**Exercise description**
Repeat the material exactly from its first line to the line that includes "var xTicks = [0,1,2,3,4,5,6,7,8,9,10];". Skip pictures.

──────── Data extract ────────

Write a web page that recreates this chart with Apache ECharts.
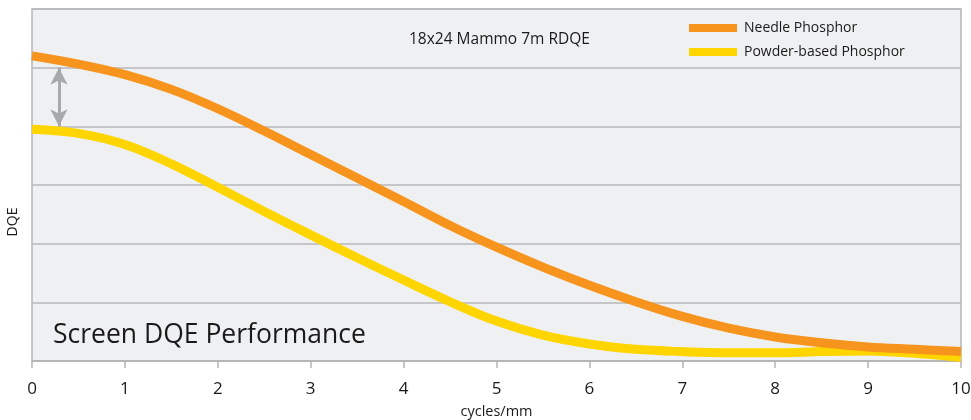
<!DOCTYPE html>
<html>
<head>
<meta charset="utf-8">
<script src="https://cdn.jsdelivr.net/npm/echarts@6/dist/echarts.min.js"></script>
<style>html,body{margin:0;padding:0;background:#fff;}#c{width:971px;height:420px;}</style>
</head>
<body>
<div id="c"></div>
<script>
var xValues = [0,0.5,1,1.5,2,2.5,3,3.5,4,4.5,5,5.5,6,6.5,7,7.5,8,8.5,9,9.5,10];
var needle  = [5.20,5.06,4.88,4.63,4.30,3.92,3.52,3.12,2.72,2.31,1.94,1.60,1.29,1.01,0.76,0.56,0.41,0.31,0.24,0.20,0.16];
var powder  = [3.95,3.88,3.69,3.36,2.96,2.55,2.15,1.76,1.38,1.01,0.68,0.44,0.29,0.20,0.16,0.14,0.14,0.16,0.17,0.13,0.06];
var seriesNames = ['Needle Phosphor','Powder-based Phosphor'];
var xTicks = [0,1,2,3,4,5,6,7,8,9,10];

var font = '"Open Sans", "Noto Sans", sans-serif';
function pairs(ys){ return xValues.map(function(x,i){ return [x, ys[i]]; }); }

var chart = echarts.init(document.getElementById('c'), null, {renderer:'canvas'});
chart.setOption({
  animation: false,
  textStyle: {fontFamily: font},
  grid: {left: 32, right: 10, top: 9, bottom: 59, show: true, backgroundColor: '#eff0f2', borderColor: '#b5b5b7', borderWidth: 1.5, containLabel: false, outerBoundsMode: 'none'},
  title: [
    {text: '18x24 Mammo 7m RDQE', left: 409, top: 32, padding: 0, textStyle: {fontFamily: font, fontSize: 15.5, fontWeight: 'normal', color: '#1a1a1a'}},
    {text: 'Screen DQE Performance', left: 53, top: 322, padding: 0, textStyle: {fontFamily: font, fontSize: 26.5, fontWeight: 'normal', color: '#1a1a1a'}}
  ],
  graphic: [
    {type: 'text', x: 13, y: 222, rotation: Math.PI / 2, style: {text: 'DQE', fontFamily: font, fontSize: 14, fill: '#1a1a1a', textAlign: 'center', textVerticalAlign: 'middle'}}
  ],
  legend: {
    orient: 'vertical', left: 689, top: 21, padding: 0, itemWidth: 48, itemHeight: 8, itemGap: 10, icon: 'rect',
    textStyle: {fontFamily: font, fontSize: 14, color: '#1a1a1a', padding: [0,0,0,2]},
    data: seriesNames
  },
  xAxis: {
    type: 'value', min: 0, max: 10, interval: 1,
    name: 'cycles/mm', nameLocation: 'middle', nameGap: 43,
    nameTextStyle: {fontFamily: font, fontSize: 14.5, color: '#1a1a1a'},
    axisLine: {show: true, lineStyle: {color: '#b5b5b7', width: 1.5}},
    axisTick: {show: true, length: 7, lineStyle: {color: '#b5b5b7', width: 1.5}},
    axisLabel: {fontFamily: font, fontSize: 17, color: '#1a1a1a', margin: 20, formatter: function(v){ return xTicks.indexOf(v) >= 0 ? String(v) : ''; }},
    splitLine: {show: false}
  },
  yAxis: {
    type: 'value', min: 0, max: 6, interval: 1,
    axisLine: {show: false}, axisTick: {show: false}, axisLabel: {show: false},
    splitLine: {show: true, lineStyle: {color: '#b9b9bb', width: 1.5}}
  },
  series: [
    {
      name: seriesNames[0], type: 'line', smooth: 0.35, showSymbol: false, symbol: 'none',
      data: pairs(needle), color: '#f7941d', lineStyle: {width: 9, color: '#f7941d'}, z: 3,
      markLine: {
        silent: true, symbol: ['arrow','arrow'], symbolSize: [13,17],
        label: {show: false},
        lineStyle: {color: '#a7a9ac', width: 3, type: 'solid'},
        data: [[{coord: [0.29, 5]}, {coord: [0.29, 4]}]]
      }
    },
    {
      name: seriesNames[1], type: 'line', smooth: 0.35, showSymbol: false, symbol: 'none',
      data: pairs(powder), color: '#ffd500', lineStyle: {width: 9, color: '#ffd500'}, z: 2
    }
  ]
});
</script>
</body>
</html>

────────

**Answer to the exercise**
Write a web page that recreates this chart with Apache ECharts.
<!DOCTYPE html>
<html>
<head>
<meta charset="utf-8">
<script src="https://cdn.jsdelivr.net/npm/echarts@6/dist/echarts.min.js"></script>
<style>html,body{margin:0;padding:0;background:#fff;}#c{width:971px;height:420px;}</style>
</head>
<body>
<div id="c"></div>
<script>
var xValues = [0,0.5,1,1.5,2,2.5,3,3.5,4,4.5,5,5.5,6,6.5,7,7.5,8,8.5,9,9.5,10];
var needle  = [5.20,5.06,4.88,4.63,4.30,3.92,3.52,3.12,2.72,2.31,1.94,1.60,1.29,1.01,0.76,0.56,0.41,0.31,0.24,0.20,0.16];
var powder  = [3.95,3.88,3.69,3.36,2.96,2.55,2.15,1.76,1.38,1.01,0.68,0.44,0.29,0.20,0.16,0.14,0.14,0.16,0.17,0.13,0.06];
var seriesNames = ['Needle Phosphor','Powder-based Phosphor'];
var xTicks = [0,1,2,3,4,5,6,7,8,9,10];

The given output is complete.